• [PROBLEM REQUIREMENTS]:
Only the pictures are omitted; repeat all other data exactly.

• [COLLECTED MATERIAL]:

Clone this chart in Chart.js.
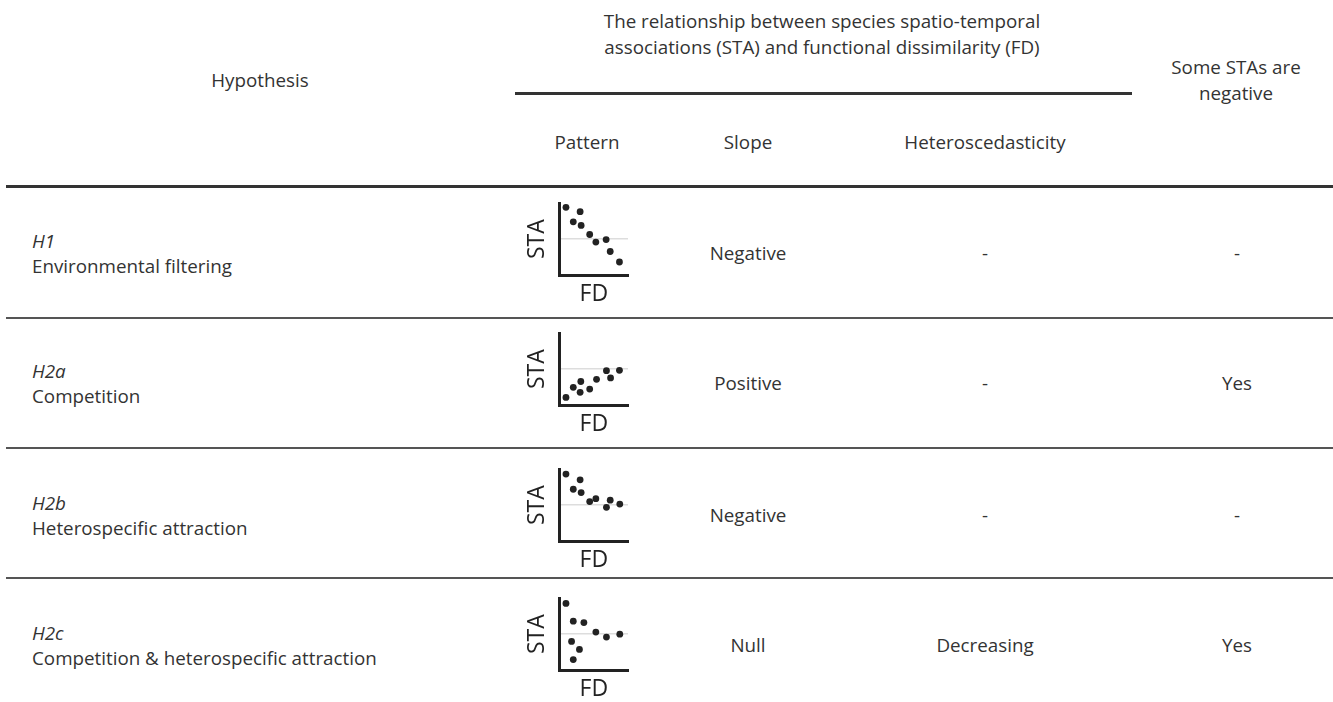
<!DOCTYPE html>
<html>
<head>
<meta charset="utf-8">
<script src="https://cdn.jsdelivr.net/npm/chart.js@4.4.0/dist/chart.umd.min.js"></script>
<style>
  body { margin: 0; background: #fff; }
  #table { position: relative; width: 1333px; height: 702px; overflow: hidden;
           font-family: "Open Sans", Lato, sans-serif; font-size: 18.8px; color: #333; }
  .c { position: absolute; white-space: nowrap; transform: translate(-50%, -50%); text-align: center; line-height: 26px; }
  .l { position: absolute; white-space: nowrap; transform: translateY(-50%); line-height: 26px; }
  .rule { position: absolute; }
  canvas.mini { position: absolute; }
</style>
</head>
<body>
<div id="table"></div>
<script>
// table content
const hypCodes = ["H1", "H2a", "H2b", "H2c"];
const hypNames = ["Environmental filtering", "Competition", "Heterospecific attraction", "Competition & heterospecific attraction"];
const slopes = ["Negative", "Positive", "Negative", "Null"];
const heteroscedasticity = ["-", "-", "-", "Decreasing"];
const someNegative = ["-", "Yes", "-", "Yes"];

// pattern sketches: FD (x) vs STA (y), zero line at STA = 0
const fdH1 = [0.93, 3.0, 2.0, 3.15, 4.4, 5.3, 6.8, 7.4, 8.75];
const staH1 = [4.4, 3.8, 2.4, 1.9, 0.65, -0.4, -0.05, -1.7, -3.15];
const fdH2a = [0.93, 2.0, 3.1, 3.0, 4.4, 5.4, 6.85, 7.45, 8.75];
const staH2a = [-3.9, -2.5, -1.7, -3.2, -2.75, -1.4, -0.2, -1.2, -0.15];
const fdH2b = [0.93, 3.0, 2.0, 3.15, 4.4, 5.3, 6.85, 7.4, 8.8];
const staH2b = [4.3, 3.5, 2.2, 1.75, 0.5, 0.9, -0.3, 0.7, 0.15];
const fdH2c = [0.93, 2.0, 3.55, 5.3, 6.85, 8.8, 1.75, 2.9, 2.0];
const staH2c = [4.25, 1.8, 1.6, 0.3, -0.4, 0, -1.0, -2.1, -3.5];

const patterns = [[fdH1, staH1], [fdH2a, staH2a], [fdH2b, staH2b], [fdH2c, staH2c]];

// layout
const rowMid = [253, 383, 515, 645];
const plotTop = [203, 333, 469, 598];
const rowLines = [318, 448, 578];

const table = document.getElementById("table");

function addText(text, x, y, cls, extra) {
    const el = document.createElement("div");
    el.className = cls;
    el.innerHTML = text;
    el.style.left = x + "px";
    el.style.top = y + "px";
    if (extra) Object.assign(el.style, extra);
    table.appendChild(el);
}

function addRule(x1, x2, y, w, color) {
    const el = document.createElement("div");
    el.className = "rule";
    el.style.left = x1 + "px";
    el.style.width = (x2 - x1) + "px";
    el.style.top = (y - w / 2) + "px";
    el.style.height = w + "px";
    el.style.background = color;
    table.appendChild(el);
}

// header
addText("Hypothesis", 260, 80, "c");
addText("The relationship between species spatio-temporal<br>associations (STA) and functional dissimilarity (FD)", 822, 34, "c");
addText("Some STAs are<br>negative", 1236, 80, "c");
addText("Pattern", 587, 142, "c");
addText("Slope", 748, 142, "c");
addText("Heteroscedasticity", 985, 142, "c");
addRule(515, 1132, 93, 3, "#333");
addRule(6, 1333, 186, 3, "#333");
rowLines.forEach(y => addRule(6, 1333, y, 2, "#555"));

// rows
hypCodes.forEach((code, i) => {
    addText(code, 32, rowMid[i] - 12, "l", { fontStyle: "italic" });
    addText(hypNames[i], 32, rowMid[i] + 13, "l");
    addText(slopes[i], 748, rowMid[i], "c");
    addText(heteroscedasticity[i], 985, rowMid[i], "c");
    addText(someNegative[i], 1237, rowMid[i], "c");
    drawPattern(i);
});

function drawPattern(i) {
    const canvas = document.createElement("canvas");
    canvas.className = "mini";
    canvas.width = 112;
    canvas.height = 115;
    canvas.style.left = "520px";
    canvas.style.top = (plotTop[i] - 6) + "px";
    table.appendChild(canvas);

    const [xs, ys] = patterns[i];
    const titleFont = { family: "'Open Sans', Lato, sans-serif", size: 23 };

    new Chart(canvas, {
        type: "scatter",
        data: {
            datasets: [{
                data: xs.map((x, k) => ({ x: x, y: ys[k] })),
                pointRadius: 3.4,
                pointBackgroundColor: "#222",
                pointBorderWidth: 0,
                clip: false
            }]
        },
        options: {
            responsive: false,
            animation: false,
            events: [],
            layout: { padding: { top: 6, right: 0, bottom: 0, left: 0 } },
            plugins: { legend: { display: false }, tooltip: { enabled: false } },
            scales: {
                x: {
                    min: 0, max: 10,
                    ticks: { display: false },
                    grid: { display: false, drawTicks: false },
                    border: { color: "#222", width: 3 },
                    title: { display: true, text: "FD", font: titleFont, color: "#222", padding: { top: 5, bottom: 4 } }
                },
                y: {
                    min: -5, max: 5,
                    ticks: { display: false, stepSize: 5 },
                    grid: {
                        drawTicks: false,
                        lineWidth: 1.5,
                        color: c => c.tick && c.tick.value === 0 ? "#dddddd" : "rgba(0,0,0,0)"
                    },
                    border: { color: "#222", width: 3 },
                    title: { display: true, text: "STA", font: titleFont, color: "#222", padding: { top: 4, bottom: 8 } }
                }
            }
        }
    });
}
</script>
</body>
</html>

• [SOLUTION BELOW]:
Clone this chart in Chart.js.
<!DOCTYPE html>
<html>
<head>
<meta charset="utf-8">
<script src="https://cdn.jsdelivr.net/npm/chart.js@4.4.0/dist/chart.umd.min.js"></script>
<style>
  body { margin: 0; background: #fff; }
  #table { position: relative; width: 1333px; height: 702px; overflow: hidden;
           font-family: "Open Sans", Lato, sans-serif; font-size: 18.8px; color: #333; }
  .c { position: absolute; white-space: nowrap; transform: translate(-50%, -50%); text-align: center; line-height: 26px; }
  .l { position: absolute; white-space: nowrap; transform: translateY(-50%); line-height: 26px; }
  .rule { position: absolute; }
  canvas.mini { position: absolute; }
</style>
</head>
<body>
<div id="table"></div>
<script>
// table content
const hypCodes = ["H1", "H2a", "H2b", "H2c"];
const hypNames = ["Environmental filtering", "Competition", "Heterospecific attraction", "Competition & heterospecific attraction"];
const slopes = ["Negative", "Positive", "Negative", "Null"];
const heteroscedasticity = ["-", "-", "-", "Decreasing"];
const someNegative = ["-", "Yes", "-", "Yes"];

// pattern sketches: FD (x) vs STA (y), zero line at STA = 0
const fdH1 = [0.93, 3.0, 2.0, 3.15, 4.4, 5.3, 6.8, 7.4, 8.75];
const staH1 = [4.4, 3.8, 2.4, 1.9, 0.65, -0.4, -0.05, -1.7, -3.15];
const fdH2a = [0.93, 2.0, 3.1, 3.0, 4.4, 5.4, 6.85, 7.45, 8.75];
const staH2a = [-3.9, -2.5, -1.7, -3.2, -2.75, -1.4, -0.2, -1.2, -0.15];
const fdH2b = [0.93, 3.0, 2.0, 3.15, 4.4, 5.3, 6.85, 7.4, 8.8];
const staH2b = [4.3, 3.5, 2.2, 1.75, 0.5, 0.9, -0.3, 0.7, 0.15];
const fdH2c = [0.93, 2.0, 3.55, 5.3, 6.85, 8.8, 1.75, 2.9, 2.0];
const staH2c = [4.25, 1.8, 1.6, 0.3, -0.4, 0, -1.0, -2.1, -3.5];

const patterns = [[fdH1, staH1], [fdH2a, staH2a], [fdH2b, staH2b], [fdH2c, staH2c]];

// layout
const rowMid = [253, 383, 515, 645];
const plotTop = [203, 333, 469, 598];
const rowLines = [318, 448, 578];

const table = document.getElementById("table");

function addText(text, x, y, cls, extra) {
    const el = document.createElement("div");
    el.className = cls;
    el.innerHTML = text;
    el.style.left = x + "px";
    el.style.top = y + "px";
    if (extra) Object.assign(el.style, extra);
    table.appendChild(el);
}

function addRule(x1, x2, y, w, color) {
    const el = document.createElement("div");
    el.className = "rule";
    el.style.left = x1 + "px";
    el.style.width = (x2 - x1) + "px";
    el.style.top = (y - w / 2) + "px";
    el.style.height = w + "px";
    el.style.background = color;
    table.appendChild(el);
}

// header
addText("Hypothesis", 260, 80, "c");
addText("The relationship between species spatio-temporal<br>associations (STA) and functional dissimilarity (FD)", 822, 34, "c");
addText("Some STAs are<br>negative", 1236, 80, "c");
addText("Pattern", 587, 142, "c");
addText("Slope", 748, 142, "c");
addText("Heteroscedasticity", 985, 142, "c");
addRule(515, 1132, 93, 3, "#333");
addRule(6, 1333, 186, 3, "#333");
rowLines.forEach(y => addRule(6, 1333, y, 2, "#555"));

// rows
hypCodes.forEach((code, i) => {
    addText(code, 32, rowMid[i] - 12, "l", { fontStyle: "italic" });
    addText(hypNames[i], 32, rowMid[i] + 13, "l");
    addText(slopes[i], 748, rowMid[i], "c");
    addText(heteroscedasticity[i], 985, rowMid[i], "c");
    addText(someNegative[i], 1237, rowMid[i], "c");
    drawPattern(i);
});

function drawPattern(i) {
    const canvas = document.createElement("canvas");
    canvas.className = "mini";
    canvas.width = 112;
    canvas.height = 115;
    canvas.style.left = "520px";
    canvas.style.top = (plotTop[i] - 6) + "px";
    table.appendChild(canvas);

    const [xs, ys] = patterns[i];
    const titleFont = { family: "'Open Sans', Lato, sans-serif", size: 23 };

    new Chart(canvas, {
        type: "scatter",
        data: {
            datasets: [{
                data: xs.map((x, k) => ({ x: x, y: ys[k] })),
                pointRadius: 3.4,
                pointBackgroundColor: "#222",
                pointBorderWidth: 0,
                clip: false
            }]
        },
        options: {
            responsive: false,
            animation: false,
            events: [],
            layout: { padding: { top: 6, right: 0, bottom: 0, left: 0 } },
            plugins: { legend: { display: false }, tooltip: { enabled: false } },
            scales: {
                x: {
                    min: 0, max: 10,
                    ticks: { display: false },
                    grid: { display: false, drawTicks: false },
                    border: { color: "#222", width: 3 },
                    title: { display: true, text: "FD", font: titleFont, color: "#222", padding: { top: 5, bottom: 4 } }
                },
                y: {
                    min: -5, max: 5,
                    ticks: { display: false, stepSize: 5 },
                    grid: {
                        drawTicks: false,
                        lineWidth: 1.5,
                        color: c => c.tick && c.tick.value === 0 ? "#dddddd" : "rgba(0,0,0,0)"
                    },
                    border: { color: "#222", width: 3 },
                    title: { display: true, text: "STA", font: titleFont, color: "#222", padding: { top: 4, bottom: 8 } }
                }
            }
        }
    });
}
</script>
</body>
</html>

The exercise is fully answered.